The other day I was purging a monstrous stack of papers. I hate doing it, as it is a slow process for me. I’m not one that can grab a stack and toss it into the recycle bin… I need to look at everything one last time and do a final mental categorizing before I make that decision to toss or file.
I was rewarded by this method when I found this picture (to the right) that my daughter drew for me when she was about nine years old.
When she drew this picture, we were about 2 or 3 years into Flipside Workspace, the digital workplace we developed to help our business – and other businesses – achieve a digital “sense of place”. We hadn’t yet opened it up to the world, and we were understandably questioning ourselves.
For those who aren’t familiar with Flipside Workspace, it is basically a professional 3D environment used for engagement and collaboration of dispersed workforces. Rather than using video for a communication presence as many other platforms use, Flipside Workspace uses avatars in a virtual environment. When you “enter” the workplace, the first thing you do is select an avatar to represent yourself while you walk and talk in virtual space.

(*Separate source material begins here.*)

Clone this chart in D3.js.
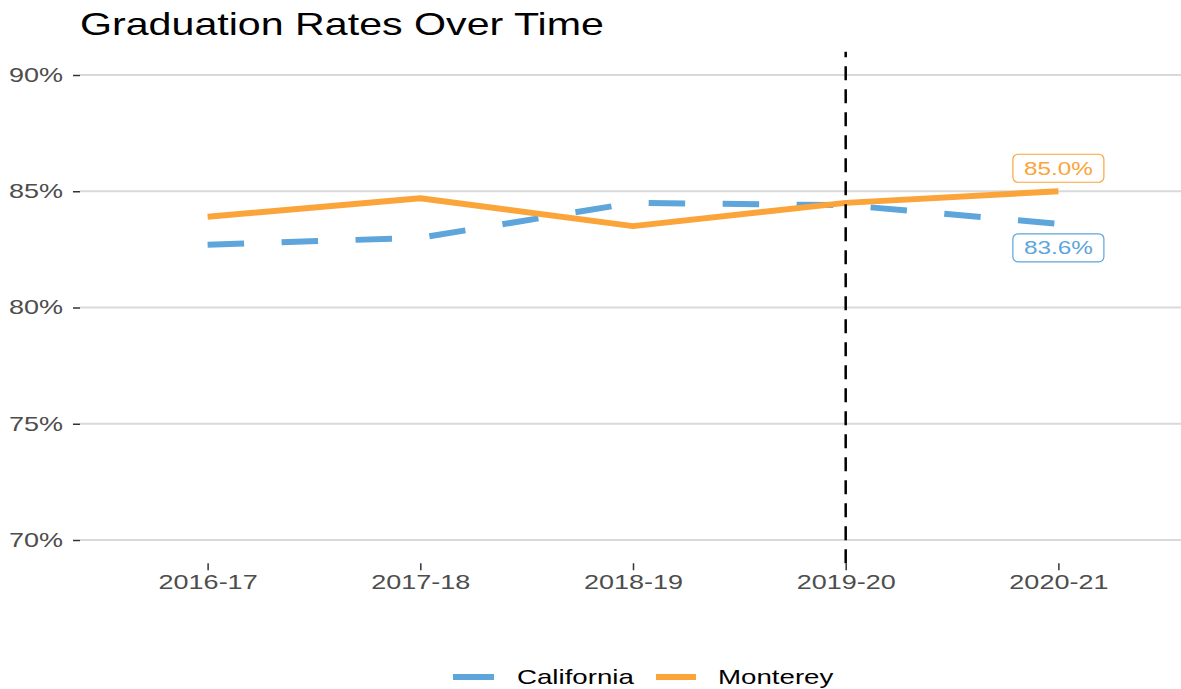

My daughter was an avid Club Penguin user back then, and of course this all seemed normal to her. (Club Penguin is a virtual world where children can play games and interact with other users.) What was not normal was the professional attire of all of our avatars. Overhearing our conversations about our readiness, my daughter decided she would help us out. She drew an avatar that she felt was missing from our repertoire, complete with dog, and simply titled it: “help business”.
Finding this picture reminded me how lucky I have been to work in this alternative workstyle, for my daughters to be able to see me “go to work” first-hand, to overhear business calls, and to learn at such a young age that problems are just solutions waiting to be discovered.
My daughter saw a problem and took the initiative to provide a solution. Isn’t that what being an entrepreneur is all about?
Her drawing is a perfect reminder of the entrepreneurial spirit that can be nourished in our children. The business person in me noted that the price for her services was missing from the drawing.
I’ll have to have a little talk with her about that oversight.